Assessing Market Scalability
Scaling a brick-and-mortar business generally presents linear costs, but Cult.fit attempts to decouple revenue growth from physical headcount. The integration of live-streamed sessions and asynchronous workout modules provides an elasticity that physical-only gyms lack. This digital footprint operates on a software-as-a-service logic, allowing the business to capture regional markets without the immediate need for heavy physical infrastructure investment.
Competitively, the firm faces intense pressure from boutique fitness brands and localized athletic facilities that compete on price-per-visit. However, the data moat formed by years of granular user tracking provides a significant advantage in targeted marketing and personalized health recommendations. The firm must prove that its CAC (Customer Acquisition Cost) remains subordinate to the long-term margin generated by its subscription-based loyalty program.
Financial Sustainability and Risks
Investors are scrutinizing the unit economics behind their expansion into Tier-2 and Tier-3 urban centers. The challenge lies in maintaining consistent service quality standards across distributed locations while keeping overhead costs for specialized equipment and professional instructors within budget. The firm’s ability to convert free-tier app users into high-intent physical center members is the primary lever for revenue expansion.

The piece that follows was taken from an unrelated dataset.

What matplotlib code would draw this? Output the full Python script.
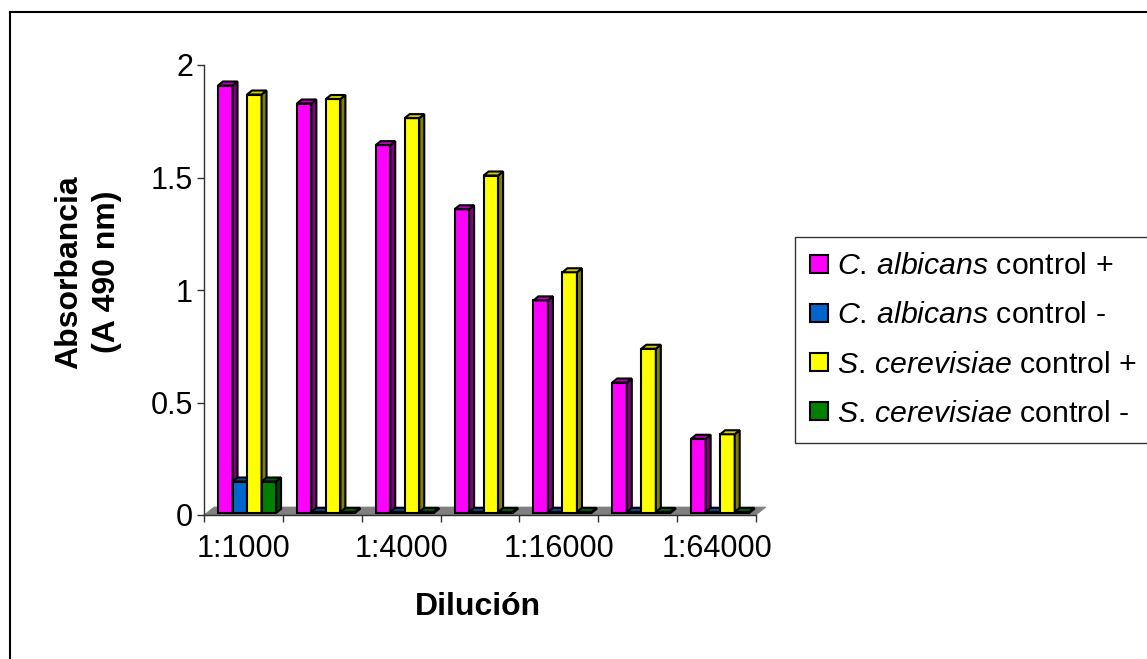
import matplotlib
matplotlib.use('Agg')
import matplotlib.pyplot as plt
from matplotlib.patches import Polygon
from matplotlib.lines import Line2D
import numpy as np

plt.rcParams['font.family'] = ['Liberation Sans', 'DejaVu Sans']
plt.rcParams['mathtext.fontset'] = 'custom'
plt.rcParams['mathtext.rm'] = 'Liberation Sans'
plt.rcParams['mathtext.it'] = 'Liberation Sans:italic'

# data
dilutions = ['1:1000', '1:2000', '1:4000', '1:8000', '1:16000', '1:32000', '1:64000']
ca_pos = [1.90, 1.82, 1.635, 1.35, 0.945, 0.58, 0.33]
ca_neg = [0.14, 0.005, 0.005, 0.005, 0.005, 0.005, 0.005]
sc_pos = [1.86, 1.84, 1.755, 1.50, 1.07, 0.73, 0.35]
sc_neg = [0.14, 0.005, 0.005, 0.005, 0.005, 0.005, 0.005]

series = [ca_pos, ca_neg, sc_pos, sc_neg]
labels = [r'$\mathit{C.\,albicans}$ control +',
          r'$\mathit{C.\,albicans}$ control -',
          r'$\mathit{S.\,cerevisiae}$ control +',
          r'$\mathit{S.\,cerevisiae}$ control -']
front = ['#FF00FF', '#0066CC', '#FFFF00', '#008000']
side = ['#800080', '#003366', '#808000', '#004000']
top = ['#C000C0', '#004C99', '#CCCC00', '#006000']

W, H = 1147, 659
fig = plt.figure(figsize=(W / 100, H / 100), dpi=100)
ax = fig.add_axes([204 / W, 1 - 515 / H, (756 - 204) / W, (515 - 65) / H])

n = len(dilutions)
ax.set_xlim(-0.5, n - 0.5)
ax.set_ylim(0, 2)

# pixel -> data helpers for the fake 3d depth
px_x = 1 / 78.8
px_y = 2 / 450

# floor
fdx, fdy = 10 * px_x, 8 * px_y
floor = Polygon([(-0.5, 0), (n - 0.5, 0), (n - 0.5 + fdx, fdy), (-0.5 + fdx, fdy)],
                closed=True, facecolor='#808080', edgecolor='#808080', lw=0.5,
                zorder=1, clip_on=False)
ax.add_patch(floor)

bw = 14.5 * px_x
start = 14 * px_x
ddx, ddy = 5 * px_x, 4 * px_y
base = 2 * px_y
lw = 1.5

for c in range(n):
    for i, vals in enumerate(series):
        x0 = c - 0.5 + start + i * bw
        h = vals[c]
        z = 2 + c * 10 + i
        ax.bar(x0, h, width=bw, bottom=base, align='edge', color=front[i],
               edgecolor='black', lw=lw, zorder=z, clip_on=False)
        # side and top faces
        ax.add_patch(Polygon([(x0 + bw, base), (x0 + bw + ddx, base + ddy),
                              (x0 + bw + ddx, base + h + ddy), (x0 + bw, base + h)],
                             closed=True, facecolor=side[i], edgecolor='black',
                             lw=lw, zorder=z, clip_on=False))
        ax.add_patch(Polygon([(x0, base + h), (x0 + ddx, base + h + ddy),
                              (x0 + bw + ddx, base + h + ddy), (x0 + bw, base + h)],
                             closed=True, facecolor=top[i], edgecolor='black',
                             lw=lw, zorder=z, clip_on=False))

for s in ['top', 'right']:
    ax.spines[s].set_visible(False)
for s in ['left', 'bottom']:
    ax.spines[s].set_color('#303030')
    ax.spines[s].set_linewidth(1)

ax.set_yticks([0, 0.5, 1, 1.5, 2])
ax.set_yticklabels(['0', '0.5', '1', '1.5', '2'])
ax.tick_params(axis='y', direction='out', length=5, width=1, color='#303030',
               labelsize=22, pad=3)
ax.set_xticks(np.arange(n + 1) - 0.5)
ax.set_xticklabels([])
ax.tick_params(axis='x', which='major', direction='out', length=5, width=1, color='#303030')
ax.set_xticks(np.arange(0, n, 2), minor=True)
ax.set_xticklabels(dilutions[::2], minor=True)
ax.tick_params(axis='x', which='minor', length=0, labelsize=22, pad=14)

fig.text(88 / W, 1 - 272 / H, 'Absorbancia\n(A 490 nm)', rotation=90, ha='center',
         va='center', fontsize=23, fontweight='bold', multialignment='center',
         linespacing=1.32)
fig.text(478 / W, 1 - 607 / H, 'Dilución', ha='center', va='center',
         fontsize=23, fontweight='bold')

handles = [Line2D([], [], marker='s', linestyle='', markersize=13,
                  markerfacecolor=front[i], markeredgecolor='black',
                  markeredgewidth=1.5) for i in range(4)]
leg = fig.legend(handles, labels, loc='upper left',
                 bbox_to_anchor=(795 / W, 1 - 237 / H), borderaxespad=0,
                 fontsize=21.8, frameon=True, fancybox=False, handlelength=0.6,
                 handletextpad=0.3, labelspacing=0.7, borderpad=0.5)
leg.get_frame().set_edgecolor('black')
leg.get_frame().set_linewidth(1)

# outer chart border (cut off at right and bottom)
fig.add_artist(Line2D([10 / W, 10 / W], [1 - 12 / H, 0], color='black', lw=1.5,
                      transform=fig.transFigure))
fig.add_artist(Line2D([10 / W, 1], [1 - 12 / H, 1 - 12 / H], color='black', lw=1.5,
                      transform=fig.transFigure))

fig.savefig('out.png', dpi=100)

Fluctuations in consumer discretionary spending represent the most immediate macroeconomic threat to the company's valuation. While the fitness market remains resilient compared to luxury goods, the premium segment Cult.fit occupies is sensitive to macro-economic contractions. The IPO prospectus must clarify whether their current cash burn rate is a structural necessity for infrastructure deployment or a temporary phase of market land-grabbing.
Why It Matters
Cult.fit’s public market entry acts as a litmus test for the viability of tech-enabled health platforms. If the IPO succeeds, it validates the strategy of using digital ecosystems to subsidize and scale traditional service-based industries. If it stalls, it highlights the inherent difficulty of scaling labor-intensive, physical businesses even when they are augmented by modern software architecture. The outcome will likely dictate the funding appetite for future health-tech enterprises.